Director Alex Cox is to attend the Cambridge Film Festival (11-21 July) for the UK premiere of his Revengers Tragedy, an adaptation of the Jacobean classic.

The festival will open with the UK premiere of Pedro Almodovar's Talk To Her, and will close with David Cronenberg's Spider.

Other titles receiving their UK premiere at the festival include: John Sayles' drama Sunshine State, Hal Hartley's No Such Thing, Gus Van Sant's Gerry and Ethan Hawke's Chelsea Walls.

Other screening strands include international documentaries, such as Lost In La Mancha, the un-making of Terry Gilliam's doomed Don Quixote project, and Kevin Brownlow's The Tramp And The Dictator, an exploration of the links between Charlie Chaplin and Adolf Hitler.

There will also be an important sidebar focusing on East Asian cinema.
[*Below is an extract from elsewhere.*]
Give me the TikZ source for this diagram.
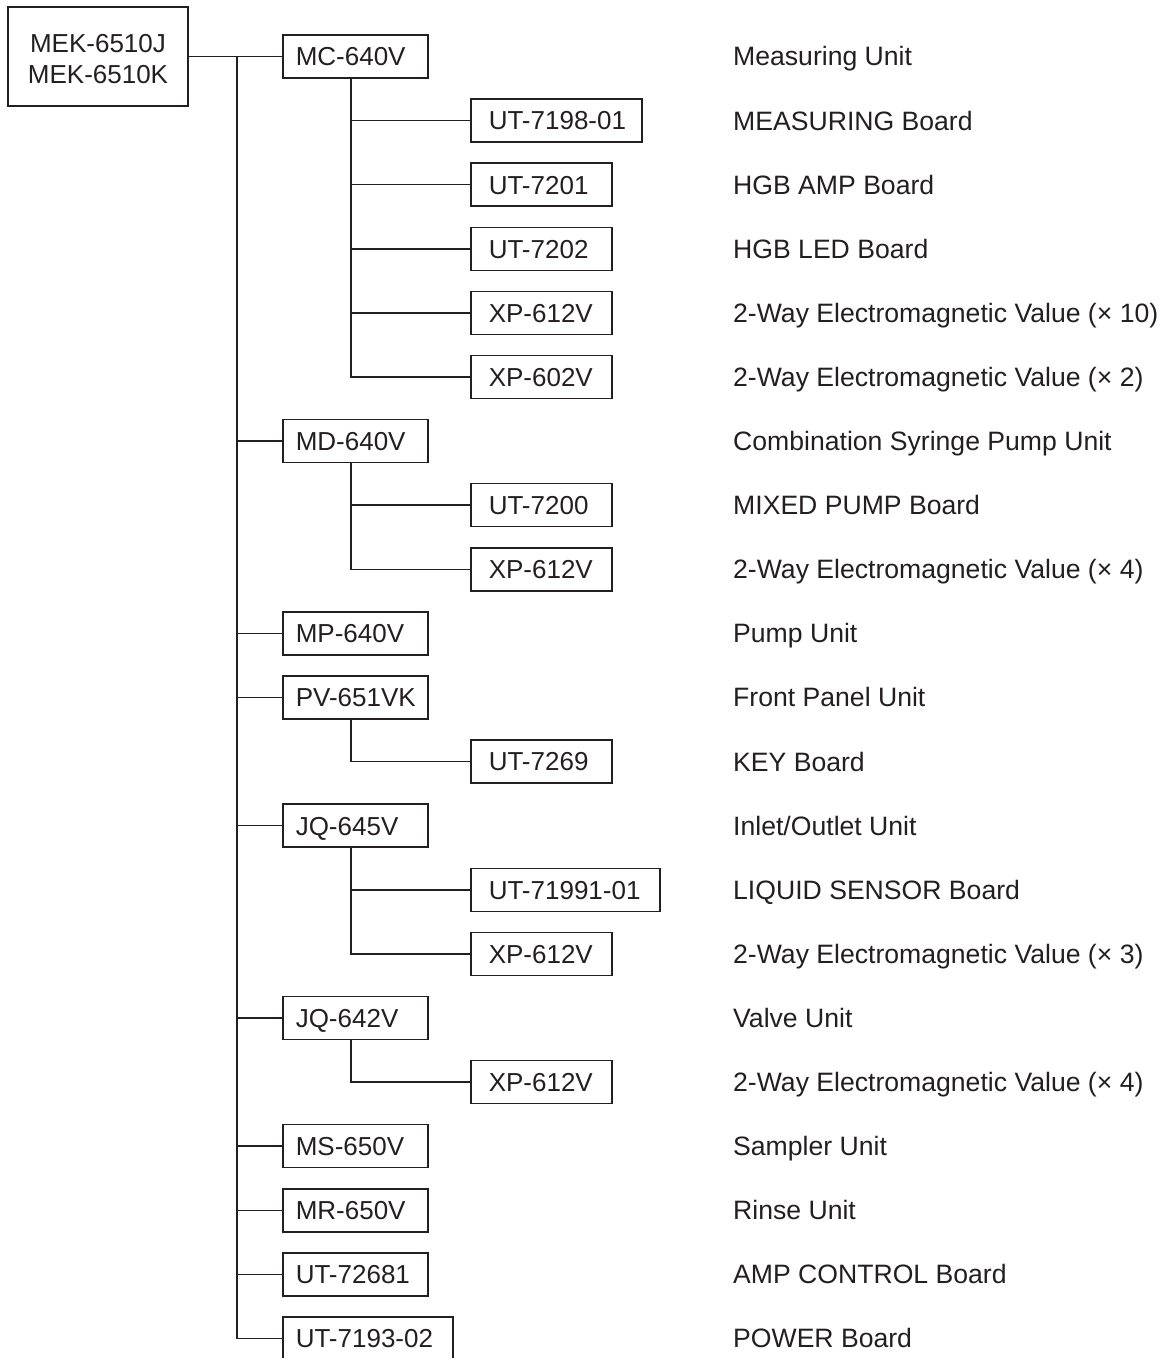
\documentclass[tikz,border=0pt]{standalone}
\usepackage{fontspec}
\setmainfont{Liberation Sans}
\definecolor{ink}{HTML}{231F20}
\begin{document}
\exhyphenpenalty=10000
\hyphenpenalty=10000
\begin{tikzpicture}[x=1pt,y=-1pt,
  every node/.style={text=ink, font=\fontsize{26}{31}\selectfont},
  box/.style={draw=ink, line width=1.5pt, minimum height=43pt, anchor=west, align=left, text height=18.7pt, text depth=0pt},
  lone/.style={box, inner xsep=13pt, text width=119pt},
  ltwo/.style={box, inner xsep=18pt, text width=105pt},
  lab/.style={anchor=base west, inner sep=0pt, font=\fontsize{26.6}{31}\selectfont},
  wire/.style={draw=ink, line width=1.5pt}]
\useasboundingbox (0,0) rectangle (1163,1358);
\def\r#1{\fpeval{56.5+64.1*#1}}
% root
\draw[draw=ink, line width=1.5pt] (8,7) rectangle (188,106);
\node[align=center, inner sep=0pt, minimum width=180pt, minimum height=99pt] (root) at (98,56.5) {};
\node[align=center, inner sep=0pt] (roottxt) at (98,59.5) {MEK-6510J\\MEK-6510K};
\coordinate (tx) at (237,56.5);
\coordinate (sx) at (351,0);
% level 1
\node[lone] (mc) at (282,{\r{0}}) {\mbox{MC-640V}};
\node[lone] (md) at (282,{\r{6}}) {\mbox{MD-640V}};
\node[lone] (mp) at (282,{\r{9}}) {\mbox{MP-640V}};
\node[lone] (pv) at (282,{\r{10}}) {\mbox{PV-651VK}};
\node[lone] (jqa) at (282,{\r{12}}) {\mbox{JQ-645V}};
\node[lone] (jqb) at (282,{\r{15}}) {\mbox{JQ-642V}};
\node[lone] (ms) at (282,{\r{17}}) {\mbox{MS-650V}};
\node[lone] (mr) at (282,{\r{18}}) {\mbox{MR-650V}};
\node[lone] (uta) at (282,{\r{19}}) {\mbox{UT-72681}};
\node[lone, text width=144pt] (utb) at (282,{\r{20}}) {\mbox{UT-7193-02}};
% level 2
\node[ltwo, text width=135pt] (c1) at (470,{\r{1}}) {\mbox{UT-7198-01}};
\node[ltwo] (c2) at (470,{\r{2}}) {\mbox{UT-7201}};
\node[ltwo] (c3) at (470,{\r{3}}) {\mbox{UT-7202}};
\node[ltwo] (c4) at (470,{\r{4}}) {\mbox{XP-612V}};
\node[ltwo] (c5) at (470,{\r{5}}) {\mbox{XP-602V}};
\node[ltwo] (d1) at (470,{\r{7}}) {\mbox{UT-7200}};
\node[ltwo] (d2) at (470,{\r{8}}) {\mbox{XP-612V}};
\node[ltwo] (p1) at (470,{\r{11}}) {\mbox{UT-7269}};
\node[ltwo, text width=153pt] (j1) at (470,{\r{13}}) {\mbox{UT-71991-01}};
\node[ltwo] (j2) at (470,{\r{14}}) {\mbox{XP-612V}};
\node[ltwo] (k1) at (470,{\r{16}}) {\mbox{XP-612V}};
% connectors
\draw[wire] (root.east |- mc.west) -- (mc.west);
\foreach \n in {md,mp,pv,jqa,jqb,ms,mr,uta,utb} \draw[wire] (tx) |- (\n.west);
\foreach \n in {c1,c2,c3,c4,c5} \draw[wire] (mc.south -| sx) |- (\n.west);
\foreach \n in {d1,d2} \draw[wire] (md.south -| sx) |- (\n.west);
\draw[wire] (pv.south -| sx) |- (p1.west);
\foreach \n in {j1,j2} \draw[wire] (jqa.south -| sx) |- (\n.west);
\draw[wire] (jqb.south -| sx) |- (k1.west);
% labels
\foreach \i/\t [count=\k] in {0/{Measuring Unit},1/{MEASURING Board},2/{HGB AMP Board},3/{HGB LED Board},
  4/{2-Way Electromagnetic Value (\texttimes\ 10)},5/{2-Way Electromagnetic Value (\texttimes\ 2)},
  6/{Combination Syringe Pump Unit},7/{MIXED PUMP Board},8/{2-Way Electromagnetic Value (\texttimes\ 4)},
  9/{Pump Unit},10/{Front Panel Unit},11/{KEY Board},12/{Inlet/Outlet Unit},13/{LIQUID SENSOR Board},
  14/{2-Way Electromagnetic Value (\texttimes\ 3)},15/{Valve Unit},16/{2-Way Electromagnetic Value (\texttimes\ 4)},
  17/{Sampler Unit},18/{Rinse Unit},19/{AMP CONTROL Board},20/{POWER Board}}
  \node[lab] (lab\k) at (733,{\r{\i}+9.4}) {\t};
\end{tikzpicture}
\end{document}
Titles include Korea's Take Care Of My Cat, the Hong Kong-Thai co-production The Eye. In the social realist genre there is Japan's All About Lily Chou-Chou, Gege, a Hong Kong film about a young man who travels through north-western China in search of his older brother, and from China Platform and orphan of anyang, from Taiwan Blue Gate Crossing and from Japan Firefly Dreams.

The Cambridge Film Festival is managed by independent UK exhibitor City Screen, which has a circuit of 13 city centre cinemas. Before its re-launch in July last year, the Cambridge Film Festival previously ran for twenty years between 1977 and 1996.

"We were overwhelmed by the outstanding response from audiences and the film industry alike to last year's event," said festival director and City Screen co-head Tony Jones. "We are proud to have scored some enormous coups in securing the UK premieres of a number of the year's most impressive and highest profile independent films."